A Fact of Life. Both Goldwater and Miller were reflecting a long-simmering feeling in professional Republican ranks that the working press is biased against the G.O.P. -- a kind of inversion of the old "one-party press" complaint that Franklin Roosevelt and Harry Truman used to make against Republican publishers. It is a feeling that surfaced during Richard Nixon's presidential campaign and exploded after his run for the California governorship. It was dramatically reflected in the uproar in the San Francisco Cow Palace last month when Dwight Eisenhower jabbed at "sensation-seeking columnists and commentators."
The root of this Republican resentment is one of the basic facts of U.S. journalistic life: most members of the working press are inclined to the Democratic side of politics. The working Republicans know it, and therefore see signs of slant in the coverage that they get. Thus Donald Lukens, the chairman of the Young Republican National Federation, has called for more young Republicans to become journalists "to promote honest and accurate reporting of the Republican cause."
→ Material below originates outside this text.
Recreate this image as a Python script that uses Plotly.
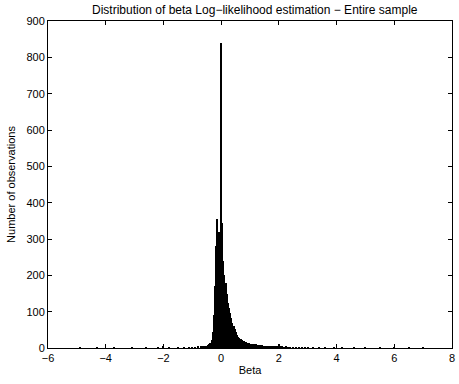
import plotly.graph_objects as go

# Core histogram: bins of width 0.04 starting at centre -0.60
bin_start = -0.60
bin_width = 0.04
core_counts = [3, 4, 5, 6, 8, 10, 14, 22, 45, 90, 170, 280, 355, 318, 295,
               840, 345, 240, 200, 180, 150, 125, 110, 96, 82, 70, 60, 52, 44,
               36, 31, 28, 25, 22, 20, 18, 17, 16, 14, 15, 12, 11, 12, 10, 9,
               10, 8, 9, 7, 8, 6, 7, 6, 5, 6, 5, 4, 5, 4, 4, 3, 4, 3, 3, 4, 10,
               3, 2, 3, 2, 2, 3, 2, 2, 1, 2]
core_x = [round(bin_start + i * bin_width, 2) for i in range(len(core_counts))]

# Sparse tails
tail_x = [-4.9, -4.3, -3.7, -3.1, -2.6, -2.2, -2.0, -1.8, -1.5, -1.3, -1.1, -1.0,
          -0.9, -0.8, -0.7, -0.64,
          2.5, 2.6, 2.7, 2.8, 2.9, 3.0, 3.2, 3.4, 3.6, 3.9, 4.2, 4.6, 5.0, 5.5,
          6.0, 6.5, 7.0]
tail_y = [1, 1, 1, 1, 1, 1, 3, 1, 2, 1, 2, 2, 2, 3, 3, 3,
          2, 1, 2, 1, 1, 2, 1, 1, 1, 1, 1, 1, 1, 1, 1, 1, 1]

x_ticks = [-6, -4, -2, 0, 2, 4, 6, 8]
y_ticks = [0, 100, 200, 300, 400, 500, 600, 700, 800, 900]

fig = go.Figure()
# core drawn slightly overlapping so it renders as a solid black mass
fig.add_trace(go.Bar(x=core_x, y=core_counts, width=bin_width * 1.35,
                     marker=dict(color="black", line=dict(width=0)),
                     showlegend=False))
fig.add_trace(go.Bar(x=tail_x, y=tail_y, width=bin_width,
                     marker=dict(color="black", line=dict(width=0)),
                     showlegend=False))

font = dict(family="Liberation Sans, Arial, Helvetica, sans-serif", size=11, color="black")

fig.update_layout(
    width=459, height=384,
    margin=dict(l=48, r=4, t=21, b=36),
    paper_bgcolor="white", plot_bgcolor="white",
    font=font,
    barmode="overlay",
    bargap=0,
    title=dict(text="Distribution of beta Log−likelihood estimation − Entire sample",
               x=0.555, xanchor="center", y=0.975, yanchor="middle",
               font=dict(size=12)),
    xaxis=dict(range=[-6, 8], tickvals=x_ticks, ticks="inside", ticklen=4,
               tickcolor="black", showline=True, linecolor="black", linewidth=1,
               mirror="ticks", showgrid=False, zeroline=False,
               tickfont=dict(size=11),
               title=dict(text="Beta", standoff=3, font=dict(size=11))),
    yaxis=dict(range=[0, 900], tickvals=y_ticks, ticks="inside", ticklen=4,
               tickcolor="black", showline=True, linecolor="black", linewidth=1,
               mirror="ticks", showgrid=False, zeroline=False,
               tickfont=dict(size=11),
               title=dict(text="Number of observations", standoff=8, font=dict(size=11))),
)

fig.write_html("out.html")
The Imprecise Statements. Whatever the personal politics of the working press, Barry Goldwater creates many of his own problems. His statements are often so imprecise that they lead to a wide variety of interpretations and misinterpretations. Seldom has a major political candidate in the U.S. found it so necessary to clarify or revise what he has said. One important example is his acceptance-speech statement on extremism, which he was still explaining and amending last week (see THE NATION).
Both the Goldwater camp and the press are now aware of the problem their differences present in coverage of the campaign. Some editors agree with the Chicago Daily News' Larry Fanning, who believes that the result will be "more pressure on newsmen to be sure of their facts." Press chiefs across the country, including Associated Press General Manager Wes Gallagher and New York Times Managing Editor Turner Catledge, have reminded their staffs to be fair, informative and impartial.
Campaign Strategy. For his part, Goldwater told reporters in Hershey, Pa., last week: "I'll get along with you fellows all right. You've got to eat and I've got to eat." Yet Republican National Committee members are under orders from the new Goldwater-appointed chief, Dean Burch, not to talk to newsmen. And Running Mate Miller says that "to avoid misquotation," Goldwater will stress television speeches and de-emphasize press conferences.
On those grounds, the Democrats will almost certainly attack Goldwater's reluctance to face the press; in response, Goldwater & Co. are likely to reiterate their charges of unfair treatment. Thus the press faces the prospect of being an issue and an element of strategy in the campaign of 1964.
* Walter Lippmann cracked back: "The Evangelists had a more inspiring subject."